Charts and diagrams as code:
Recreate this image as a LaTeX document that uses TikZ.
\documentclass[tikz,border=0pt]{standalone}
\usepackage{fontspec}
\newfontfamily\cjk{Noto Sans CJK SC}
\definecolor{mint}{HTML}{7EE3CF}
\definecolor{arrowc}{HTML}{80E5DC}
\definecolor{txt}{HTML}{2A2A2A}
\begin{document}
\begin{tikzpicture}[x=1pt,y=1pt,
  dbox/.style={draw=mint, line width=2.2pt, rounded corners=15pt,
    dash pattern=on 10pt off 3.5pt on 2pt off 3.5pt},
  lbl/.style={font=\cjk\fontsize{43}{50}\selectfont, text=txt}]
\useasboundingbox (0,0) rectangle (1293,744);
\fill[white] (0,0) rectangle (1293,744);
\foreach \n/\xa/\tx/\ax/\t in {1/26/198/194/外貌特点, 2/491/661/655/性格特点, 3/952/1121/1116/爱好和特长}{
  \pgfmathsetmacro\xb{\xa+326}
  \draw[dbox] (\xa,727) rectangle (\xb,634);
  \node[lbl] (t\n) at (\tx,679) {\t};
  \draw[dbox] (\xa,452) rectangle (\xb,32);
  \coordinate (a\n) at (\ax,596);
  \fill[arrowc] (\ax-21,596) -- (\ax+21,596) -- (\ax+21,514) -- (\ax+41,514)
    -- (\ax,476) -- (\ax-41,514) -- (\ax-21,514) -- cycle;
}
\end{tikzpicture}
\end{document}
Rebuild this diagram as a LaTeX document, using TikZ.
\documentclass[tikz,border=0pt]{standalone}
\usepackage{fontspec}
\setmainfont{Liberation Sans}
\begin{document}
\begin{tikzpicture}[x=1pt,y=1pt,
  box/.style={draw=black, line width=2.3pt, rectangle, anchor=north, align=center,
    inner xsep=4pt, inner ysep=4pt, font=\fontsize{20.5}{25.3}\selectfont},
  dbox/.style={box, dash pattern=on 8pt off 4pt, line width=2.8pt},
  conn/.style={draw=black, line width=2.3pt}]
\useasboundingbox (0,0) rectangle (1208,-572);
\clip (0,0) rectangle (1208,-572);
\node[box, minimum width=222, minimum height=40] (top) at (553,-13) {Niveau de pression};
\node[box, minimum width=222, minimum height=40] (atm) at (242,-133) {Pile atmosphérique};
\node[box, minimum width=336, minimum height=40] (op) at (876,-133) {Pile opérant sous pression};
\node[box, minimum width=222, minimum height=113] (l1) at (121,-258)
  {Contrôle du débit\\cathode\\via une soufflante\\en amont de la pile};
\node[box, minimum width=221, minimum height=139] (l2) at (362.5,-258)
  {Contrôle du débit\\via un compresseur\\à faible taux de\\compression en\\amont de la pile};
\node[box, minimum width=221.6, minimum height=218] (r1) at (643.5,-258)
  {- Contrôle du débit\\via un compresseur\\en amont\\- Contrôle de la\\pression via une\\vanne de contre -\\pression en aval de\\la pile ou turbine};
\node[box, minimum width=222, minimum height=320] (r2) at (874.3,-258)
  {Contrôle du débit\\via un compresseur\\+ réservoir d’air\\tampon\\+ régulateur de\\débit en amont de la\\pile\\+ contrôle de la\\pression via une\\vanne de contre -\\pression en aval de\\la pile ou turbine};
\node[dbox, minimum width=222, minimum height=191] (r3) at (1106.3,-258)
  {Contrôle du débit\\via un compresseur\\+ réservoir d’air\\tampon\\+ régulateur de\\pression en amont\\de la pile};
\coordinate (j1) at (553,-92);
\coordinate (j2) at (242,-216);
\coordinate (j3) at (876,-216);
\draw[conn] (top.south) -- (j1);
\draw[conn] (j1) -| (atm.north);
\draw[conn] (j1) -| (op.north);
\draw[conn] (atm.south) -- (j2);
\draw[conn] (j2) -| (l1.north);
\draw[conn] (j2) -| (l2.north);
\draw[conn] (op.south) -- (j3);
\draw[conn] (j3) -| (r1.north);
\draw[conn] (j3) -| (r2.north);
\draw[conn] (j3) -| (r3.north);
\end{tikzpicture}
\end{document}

Work to do: Please set down each line of the records exactly as given.

Result:
Recreate this image as a LaTeX document that uses TikZ.
\documentclass[tikz,border=0pt]{standalone}
\usepackage{fontspec}
\newfontfamily\cjk{Noto Sans CJK SC}
\definecolor{mint}{HTML}{7EE3CF}
\definecolor{arrowc}{HTML}{80E5DC}
\definecolor{txt}{HTML}{2A2A2A}
\begin{document}
\begin{tikzpicture}[x=1pt,y=1pt,
  dbox/.style={draw=mint, line width=2.2pt, rounded corners=15pt,
    dash pattern=on 10pt off 3.5pt on 2pt off 3.5pt},
  lbl/.style={font=\cjk\fontsize{43}{50}\selectfont, text=txt}]
\useasboundingbox (0,0) rectangle (1293,744);
\fill[white] (0,0) rectangle (1293,744);
\foreach \n/\xa/\tx/\ax/\t in {1/26/198/194/外貌特点, 2/491/661/655/性格特点, 3/952/1121/1116/爱好和特长}{
  \pgfmathsetmacro\xb{\xa+326}
  \draw[dbox] (\xa,727) rectangle (\xb,634);
  \node[lbl] (t\n) at (\tx,679) {\t};
  \draw[dbox] (\xa,452) rectangle (\xb,32);
  \coordinate (a\n) at (\ax,596);
  \fill[arrowc] (\ax-21,596) -- (\ax+21,596) -- (\ax+21,514) -- (\ax+41,514)
    -- (\ax,476) -- (\ax-41,514) -- (\ax-21,514) -- cycle;
}
\end{tikzpicture}
\end{document}
Rebuild this diagram as a LaTeX document, using TikZ.
\documentclass[tikz,border=0pt]{standalone}
\usepackage{fontspec}
\setmainfont{Liberation Sans}
\begin{document}
\begin{tikzpicture}[x=1pt,y=1pt,
  box/.style={draw=black, line width=2.3pt, rectangle, anchor=north, align=center,
    inner xsep=4pt, inner ysep=4pt, font=\fontsize{20.5}{25.3}\selectfont},
  dbox/.style={box, dash pattern=on 8pt off 4pt, line width=2.8pt},
  conn/.style={draw=black, line width=2.3pt}]
\useasboundingbox (0,0) rectangle (1208,-572);
\clip (0,0) rectangle (1208,-572);
\node[box, minimum width=222, minimum height=40] (top) at (553,-13) {Niveau de pression};
\node[box, minimum width=222, minimum height=40] (atm) at (242,-133) {Pile atmosphérique};
\node[box, minimum width=336, minimum height=40] (op) at (876,-133) {Pile opérant sous pression};
\node[box, minimum width=222, minimum height=113] (l1) at (121,-258)
  {Contrôle du débit\\cathode\\via une soufflante\\en amont de la pile};
\node[box, minimum width=221, minimum height=139] (l2) at (362.5,-258)
  {Contrôle du débit\\via un compresseur\\à faible taux de\\compression en\\amont de la pile};
\node[box, minimum width=221.6, minimum height=218] (r1) at (643.5,-258)
  {- Contrôle du débit\\via un compresseur\\en amont\\- Contrôle de la\\pression via une\\vanne de contre -\\pression en aval de\\la pile ou turbine};
\node[box, minimum width=222, minimum height=320] (r2) at (874.3,-258)
  {Contrôle du débit\\via un compresseur\\+ réservoir d’air\\tampon\\+ régulateur de\\débit en amont de la\\pile\\+ contrôle de la\\pression via une\\vanne de contre -\\pression en aval de\\la pile ou turbine};
\node[dbox, minimum width=222, minimum height=191] (r3) at (1106.3,-258)
  {Contrôle du débit\\via un compresseur\\+ réservoir d’air\\tampon\\+ régulateur de\\pression en amont\\de la pile};
\coordinate (j1) at (553,-92);
\coordinate (j2) at (242,-216);
\coordinate (j3) at (876,-216);
\draw[conn] (top.south) -- (j1);
\draw[conn] (j1) -| (atm.north);
\draw[conn] (j1) -| (op.north);
\draw[conn] (atm.south) -- (j2);
\draw[conn] (j2) -| (l1.north);
\draw[conn] (j2) -| (l2.north);
\draw[conn] (op.south) -- (j3);
\draw[conn] (j3) -| (r1.north);
\draw[conn] (j3) -| (r2.north);
\draw[conn] (j3) -| (r3.north);
\end{tikzpicture}
\end{document}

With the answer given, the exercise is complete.